ヴィトゲンシュタイン

 
 新しいPCになって、動画を観ることができるようになった。こうなると相棒、無料配信されている映画(特に、相棒の好きなヨーロッパ映画)を観ろ、観ろと、うるさくせっつく。
 この前観たのが、「ヴィトゲンシュタイン(Wittgenstein)」(監督:デレク・ジャーマン、出演:クランシー・チャセー、カール・ジョンソン、マイケル・ガウ、ジョン・クェンティン、ネイビル・シャバン、他)。

 ヴィトゲンシュタインって誰? と訊くと、
「知らないの? 20世紀最大の哲学者だよ。哲学がヘーゲルやマルクスで終わったと思ってるんじゃないだろうね。教養レベルなんだから、観といたら?」……
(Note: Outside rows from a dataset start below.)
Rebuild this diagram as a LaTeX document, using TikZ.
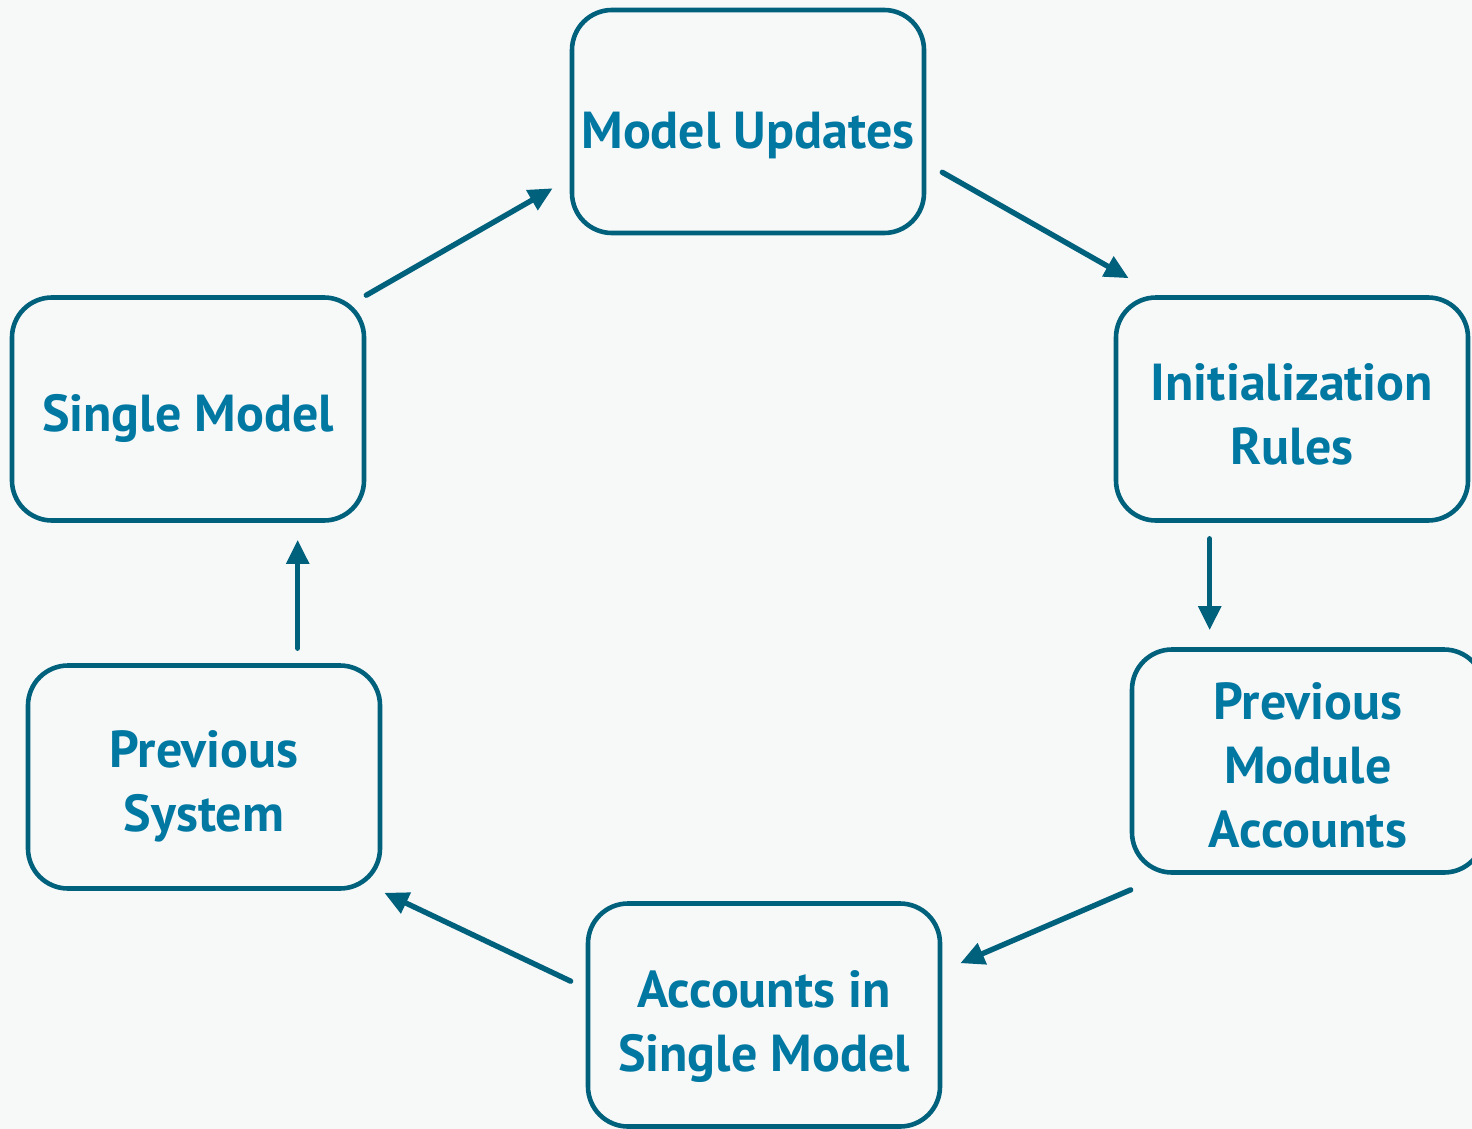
\documentclass[tikz,border=0pt]{standalone}
\usepackage{fontspec}
\setmainfont{PT Sans}
\usetikzlibrary{arrows.meta,calc}
\definecolor{boxline}{HTML}{00617C}
\definecolor{boxtext}{HTML}{0078A2}
\definecolor{paper}{HTML}{F7F8F8}
\newcommand{\dropto}[1]{\rule{0pt}{#1}}
\tikzset{
  stage/.style={draw=boxline, line width=2.3pt, rounded corners=20pt,
    minimum width=176pt, minimum height=111.5pt, align=center,
    text=boxtext, font=\fontsize{26}{32}\selectfont\bfseries, inner sep=0pt},
  flow/.style={draw=boxline, line width=2.7pt, line cap=round,
    -{Triangle[length=12pt,width=11pt]}}
}
\begin{document}
\begin{tikzpicture}[x=0.5pt,y=-0.5pt]
        % page and background
        \fill[paper] (0,0) rectangle (1472,1129);
        \useasboundingbox (0,0) rectangle (1472,1129);
        % stages of the cycle
        \node[stage] (mu) at (748,121.5) {\dropto{32.5pt}Model Updates};
        \node[stage] (ir) at (1292,409) {\dropto{23.5pt}Initialization\\Rules};
        \node[stage] (pma) at (1308,761) {\dropto{23pt}Previous\\Module\\Accounts};
        \node[stage] (asm) at (764,1015) {\dropto{30pt}Accounts in\\Single Model};
        \node[stage] (ps) at (204,777) {\dropto{27.5pt}Previous\\System};
        \node[stage] (sm) at (188,409) {\dropto{28.5pt}Single Model};
        % arrows between stages
        \draw[flow] (sm.north east) -- ($(mu.south west)+(-17,-47)$);
        \draw[flow] ($(mu.south east)+(16,-63)$) -- ($(ir.north west)+(15,-17)$);
        \draw[flow] ($(ir.south west)+(96,16)$) -- ($(pma.north west)+(80,-17)$);
        \draw[flow] ($(pma.south west)+(1,15)$) -- ($(asm.north east)+(18,62)$);
        \draw[flow] ($(asm.north west)+(-15,80)$) -- ($(ps.south east)+(2,2)$);
        \draw[flow] ($(ps.north west)+(272,-15)$) -- ($(sm.south west)+(288,17)$);
    \end{tikzpicture}
\end{document}
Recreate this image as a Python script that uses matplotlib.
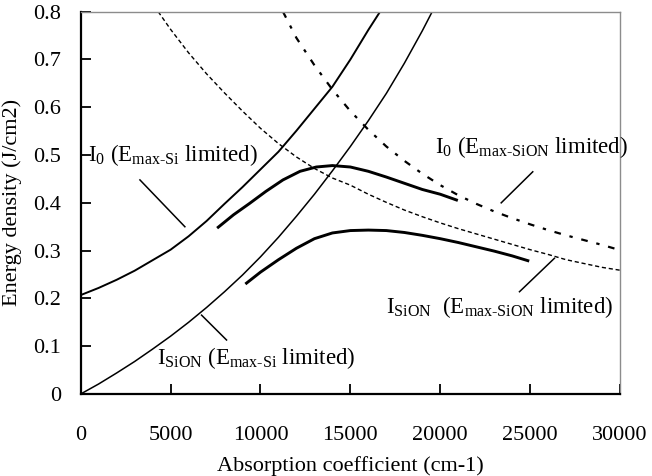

 物語は、少年ルートヴィヒ・ヴィトゲンシュタインを語り部として、ときに、彼の空想であるミスター・グリーン(緑の火星人)との対話を挟んで、進む。
 暗幕を背景とした、寸劇のような展開。退屈に見えなくもない、シュールな映像美。

 ヴィトゲンシュタインの父はウィーンの鉄鋼王で、彼は9人兄弟姉妹の末っ子として誕生。裕福で知的な家庭に育ち、ヴィトゲンシュタイン家と交流のあった文化人らは錚々たる面々。
 同じ学校の生徒にヒトラーがいたとか、3人の兄たちはいずれも自殺したとか、残る1人の兄パウルは有名な片腕のピアニストで、彼のためにラヴェルなど著名な作曲家らが、左腕だけで演奏できる曲を作曲したとか、とにかくエピソードには事欠かない。

 ケンブリッジ大学では、バートランド・ラッセルやケインズらにすら、ついていけない天才・変人ぶりを発揮。ノルウェーの田舎に隠遁し、死と隣り合わせの霊感を求めて第一次対戦に従軍。全財産を寄付したため自費出版もならず、田舎での教師を志すも子供らの無知に憤慨して体罰を与えて放逐され、今度は肉体労働を求めてソ連へ……等々、やはりエピソードには事欠かない。
 ソ連官僚を前に、気が狂うのでヘーゲルは読まない、トロツキーのほうが面白い、と言ってのけるのには、笑った。

 が、同性愛はともかく、生涯を通じての疎外感や自殺願望、生活環境の転換や自殺への突飛な決意、反論されればすぐに怒鳴り、かと思うと落胆して自信を喪失し塞ぎ込む、という、この特異な人格。
 なんか、天才と言うより、ボーダー(BPD)みたい。教養はあっても自由人なところがないし、思想や哲学の内容も、あまり科学的には感じられなかった。
 でも相棒によれば、ヨーロッパでは持てはやされている哲学者なのだという。

 後で知ったのだが、脚本が、あのイデオロギー論を書いたイーグルトンだった。だから多分、ヴィトゲンシュタインの思想や哲学(や人柄)のエッセンスは、きちんと入っていたのだろう。
 が、言語哲学なんて勉強する気になれない。学生の頃に知らないでいて、よかったな。

 画像は、クリムト「マルガレーテ・ストンボロ=ヴィトゲンシュタインの肖像」。